More and more, just a few canonical classics, such as Michael
Curtiz's "Casablanca" (1942) or Victor Fleming's "Gone With The
Wind" (1939), are representing the entire output of an era to a new
generation that knows little of the past, and is encouraged by
popular media to live only in the eternal present. What will happen
to the rest of the films that enchanted, informed and transported
audiences in the 1930s, 1940s, and even as recently as the
1960s?
For the most part, these films will be forgotten, and their
makers with them. Wheeler Winston Dixon argues that even obvious
historical markers such as Alfred Hitchcock's "Psycho" (1960)
represent shockingly unknown territory for the majority of today's
younger viewers; and yet once exposed to these films, they are
enthralled by them.
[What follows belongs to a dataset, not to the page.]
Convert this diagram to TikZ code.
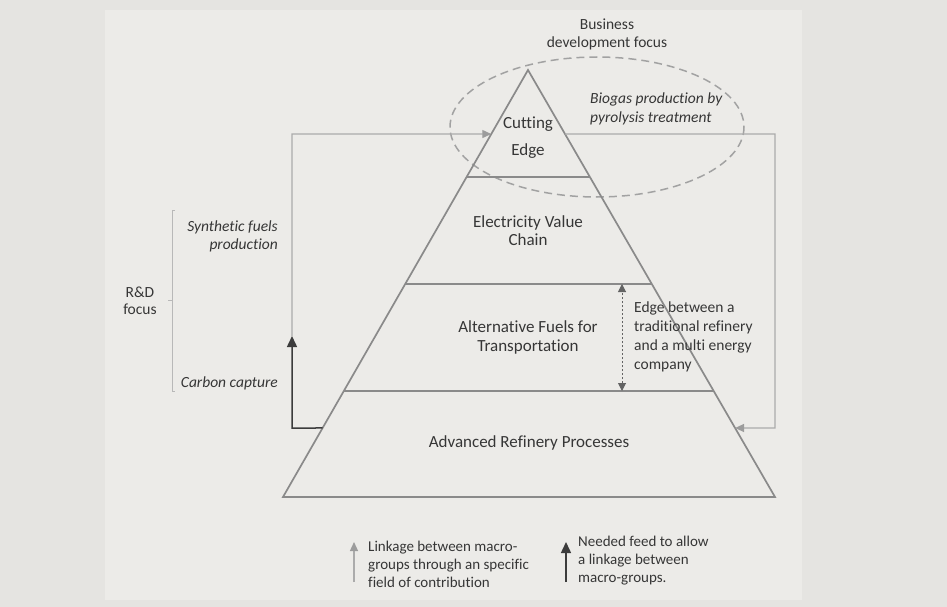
\documentclass[tikz,border=0pt]{standalone}
\usepackage{fontspec}
\setmainfont[Ligatures=NoCommon]{Carlito}
\usetikzlibrary{arrows.meta,calc}
\definecolor{outerbg}{HTML}{E5E4E1}
\definecolor{panelbg}{HTML}{ECEBE8}
\definecolor{tricol}{HTML}{8A8A8A}
\definecolor{txt}{HTML}{363636}
\definecolor{lgray}{HTML}{ABABAB}
\definecolor{lgrayhead}{HTML}{9C9C9C}
\definecolor{darkc}{HTML}{3C3C3C}
\definecolor{ellc}{HTML}{A2A2A2}
\definecolor{brk}{HTML}{B8B8B8}
\begin{document}
\begin{tikzpicture}[x=1pt,y=-1pt,
  triline/.style={draw=tricol, line width=1.7pt, line join=miter},
  lbl/.style={text=txt, align=center, inner sep=0pt},
  side/.style={text=txt, inner sep=0pt, font=\fontsize{15.5}{18}\selectfont\itshape},
  note/.style={text=txt, inner sep=0pt, align=left},
  linkarrow/.style={draw=lgray, line width=1.3pt, -{Triangle[length=9pt,width=8pt,color=lgrayhead]}},
  feedarrow/.style={draw=darkc, line width=1.5pt, -{Triangle[length=11pt,width=10pt]}},
  edgearrow/.style={draw=darkc!80, line width=1pt, dash pattern=on 2pt off 2pt,
     {Triangle[length=8pt,width=8pt]}-{Triangle[length=8pt,width=8pt]}},
  ellstyle/.style={draw=ellc, line width=1.5pt, dash pattern=on 8pt off 5pt},
  brkstyle/.style={draw=brk, line width=1pt}
]
\useasboundingbox (0,0) rectangle (947,607);
\fill[outerbg] (0,0) rectangle (947,607);
\fill[panelbg] (105,10) rectangle (802,600);

% pyramid
\coordinate (apex) at (528,70);
\coordinate (bl) at (283,497);
\coordinate (br) at (775,497);
\coordinate (l1) at ($(apex)!0.2506!(bl)$);
\coordinate (r1) at ($(apex)!0.2506!(br)$);
\coordinate (l2) at ($(apex)!0.5012!(bl)$);
\coordinate (r2) at ($(apex)!0.5012!(br)$);
\coordinate (l3) at ($(apex)!0.7518!(bl)$);
\coordinate (r3) at ($(apex)!0.7518!(br)$);
\coordinate (lt) at ($(apex)!0.1499!(bl)$);
\coordinate (rt) at ($(apex)!0.1499!(br)$);
\coordinate (lb) at ($(apex)!0.8384!(bl)$);
\coordinate (rb) at ($(apex)!0.8384!(br)$);

% ellipse
\draw[ellstyle] (597,127) ellipse [x radius=147, y radius=70];

\draw[triline] (apex) -- (bl) -- (br) -- cycle;
\draw[triline] (l1) -- (r1);
\draw[triline] (l2) -- (r2);
\draw[triline] (l3) -- (r3);

% level labels
\node[lbl, font=\fontsize{17}{27}\selectfont] (cut) at (528,137.5) {Cutting\\Edge};
\node[lbl, font=\fontsize{17}{18}\selectfont] (elec) at (528,231) {Electricity Value\\Chain};
\node[lbl, font=\fontsize{17}{19}\selectfont] (alt) at (528,337.5) {Alternative Fuels for\\Transportation};
\node[lbl, font=\fontsize{17}{19}\selectfont] (adv) at (529,443) {Advanced Refinery Processes};

% top labels
\node[lbl, font=\fontsize{15.5}{18}\selectfont] (bus) at (607,34) {Business\\development focus};
\node[side, anchor=west, align=left, font=\fontsize{15.5}{18.5}\selectfont\itshape] (bio) at (590,109) {Biogas production by\\pyrolysis treatment};

% edge between arrow
\coordinate (eu) at (622,284);
\coordinate (ed) at (622,391);
\draw[edgearrow] (ed) -- (eu);
\node[note, anchor=west, font=\fontsize{15.5}{19}\selectfont] (edgetxt) at (634,336.5) {Edge between a\\traditional refinery\\and a multi energy\\company};

% loops
\coordinate (lc) at (292,134);
\coordinate (dt) at (292,336);
\coordinate (dc) at (292,428);
\coordinate (rc1) at (775,134);
\coordinate (rc2) at (775,428);
\draw[linkarrow] (dt) -- (lc) -- (lt);
\draw[feedarrow] (lb) -- (dc) -- (dt);
\draw[linkarrow] (rt) -- (rc1) -- (rc2) -- (rb);

% R&D bracket
\coordinate (bt) at (172,210);
\coordinate (bb) at (172,391);
\coordinate (bm) at (172,300);
\draw[brkstyle] ($(bt)+(3,0)$) -- (bt) -- (bb) -- ($(bb)+(3,0)$);
\draw[brkstyle] (bm) -- ++(-4,0);
\node[lbl, font=\fontsize{15.5}{17}\selectfont] (rd) at (140,301) {R\&D\\focus};
\node[side, anchor=east, align=right] (syn) at (278,236) {Synthetic fuels\\production};
\node[side, anchor=east] (carb) at (278,383) {Carbon capture};

% legend
\coordinate (g1) at (354,582);
\coordinate (g2) at (354,542);
\coordinate (k1) at (566,582);
\coordinate (k2) at (566,542);
\draw[linkarrow] (g1) -- (g2);
\draw[feedarrow] (k1) -- (k2);
\node[note, anchor=west, font=\fontsize{15}{18}\selectfont] (leg1) at (368,564) {Linkage between macro-\\groups through an specific\\field of contribution};
\node[note, anchor=west, font=\fontsize{15}{18}\selectfont] (leg2) at (578,561) {Needed feed to allow\\a linkage between\\macro-groups.};
\end{tikzpicture}
\end{document}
In the 1980s and 1990s, the more adventurous
video stores served a vital function as annals of classic cinema.
Today, those stores are gone and the days of this kind of browsing
are over.
This collection of essays aims to highlight some of the
lesser-known films of the past - the titles that are being pushed
aside and forgotten in today's oversaturation of the present. The
work is divided into four sections, rehabilitating the films and
filmmakers who have created some of the most memorable phantom
visions of the past century, but who, for whatever reason, have not
successfully made the jump into the contemporary consciousness.